Такое пожелание ввергало Слона в бледность, именно этого для полного блеска его школе только и не хватало. Вздыхая же ещё безисходнее, он ловил себя на мысли, что однажды его профессиональная выдержка и природная интеллигентность ему всё же изменят, и он-таки обнимет Вову, бережно хрупнет, а потом застрелится.
– Ну, нельзя же так, Владимир, нельзя, – говорил он грустно, – здесь же не арена цирка, и что тебе за услада нервировать ход педагогического процесса, ведь ты же взрослый человек…
Вова как можно правдоподобнее изображал покаяние и тоже вздыхал, а в пакостной головёнке уже зрели сценарии других, грядущих номеров, какие чуть позже не замедлили успешно воплотиться в жизнь.
Вот некоторые из них. Пару недель спустя, поздним вечером, в кромешном мраке, спустившись с крыши на веревке, он заглянул в окно третьего этажа, раздувая в зубах тлеющую скорлупу грецкого ореха, в классе этом шла репетиция струнного оркестра, впечатлительные девочки с визгом ринулись к выходу, затоптав при этом три балалайки и домбру.
В другой раз он оконфузил самого Слона, когда тот, в назидание прочим невежам, раздраженно сдернул с его головы шапку в помещении, под шапкой же оказался берет, под беретом – тюбетейка, потом парик, все это Вова снимал сам и бросал себе под ноги, парик так содрал с болезненным воплем, снятие скальпа да и только, содрал и с фальшивым заискиванием протянул директору…
Слон, скорее всего, и не подозревал, что выдрючки Дикона зиждятся не только на дешевеньком тщеславии, желании как-то блокировать брезгливость у зрителей к его уродству, затмить его дерзкими хохмами, если бы все было только так. Он и не мог предположить, что наш Вова любил, люби-иил! и вся эта клоунада была этаким брачным танцем глупеющего до безрассудности от переполняющих его чувств самца.

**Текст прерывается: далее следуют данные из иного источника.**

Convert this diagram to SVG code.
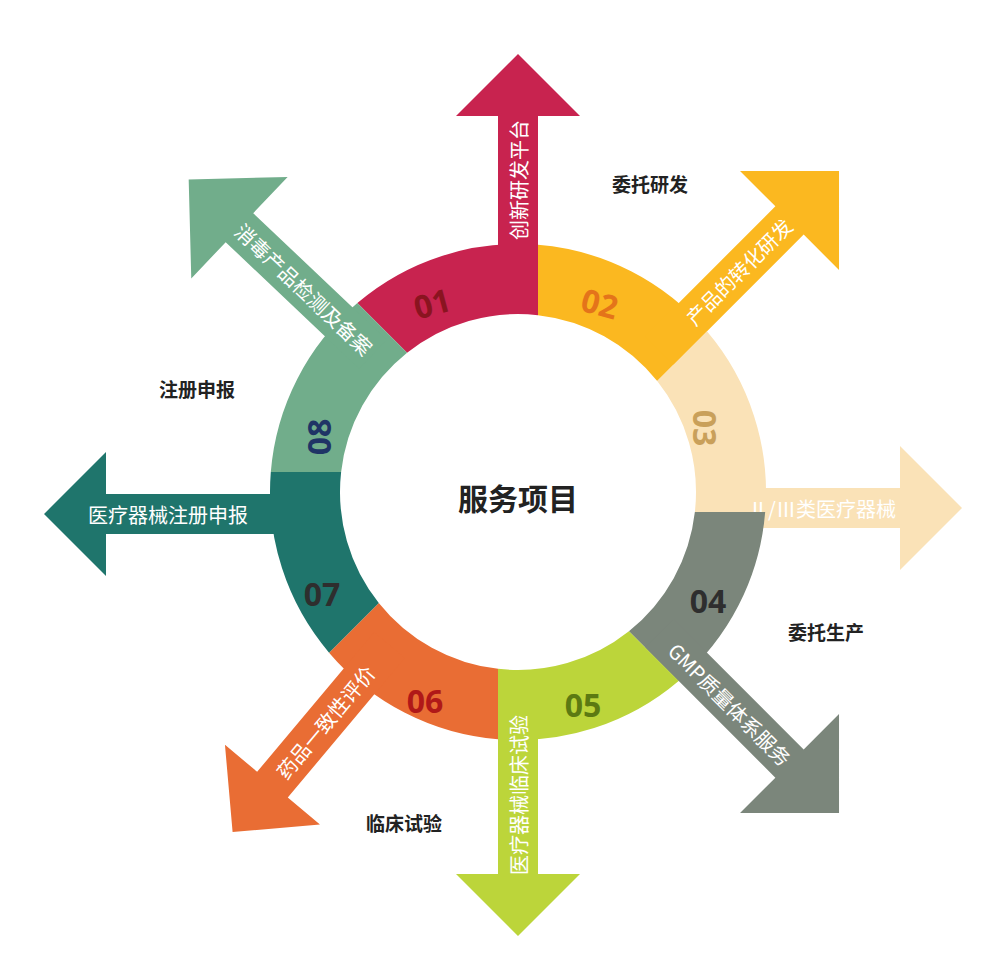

Объектом же его, Вовы, вздыханий была бывшая одноклассница, хохотушка Верка, весьма и весьма недурнячая собой девчушка, соки она тогда набрала как-то в одночасье, что естественно привело к усилению мужеского внимания. Что отличало ее от большинства пугливых подружек, так это завидная раскованность в обращении с Диконом, горб ее ничуть не удручал, вела она себя с ним запросто, как со всеми.

Ну а Вова все это принял за какой-то аванс и стал приударять за нею, дышать томно, суффиксы ввертывать ласкательные, не «Верка», как во вчерашний пионерский пери-од, а «Верочка», «Веруня», на что она прыскала, не таясь, но не отшивала, выходки его привечала, так как со скуки шута в своей свите иметь желала.
А Дикон даже взялся было систематически, потемну, ходить к ее воротам, курить в ожидании до тошноты на бревешке, исходясь в любовной истоме, а Верка в это время це-елуется себе, тискается на дальней лавочке с каким-нибудь кавалером, каких за нею гужом.
Вова на это принимался одно время даже гневаться, стращал, отшивал кой-кого из кобельков, на что Верка совсем закатывалась, ой, Вовка, разгонишь, мол, женихов мне, буду по твоей милости куковать остатнюю жизнь одна-одинешенька, на что Дикон, толстыми намеками, не будешь, мол, зазнобушка, пока есть я на белом свете.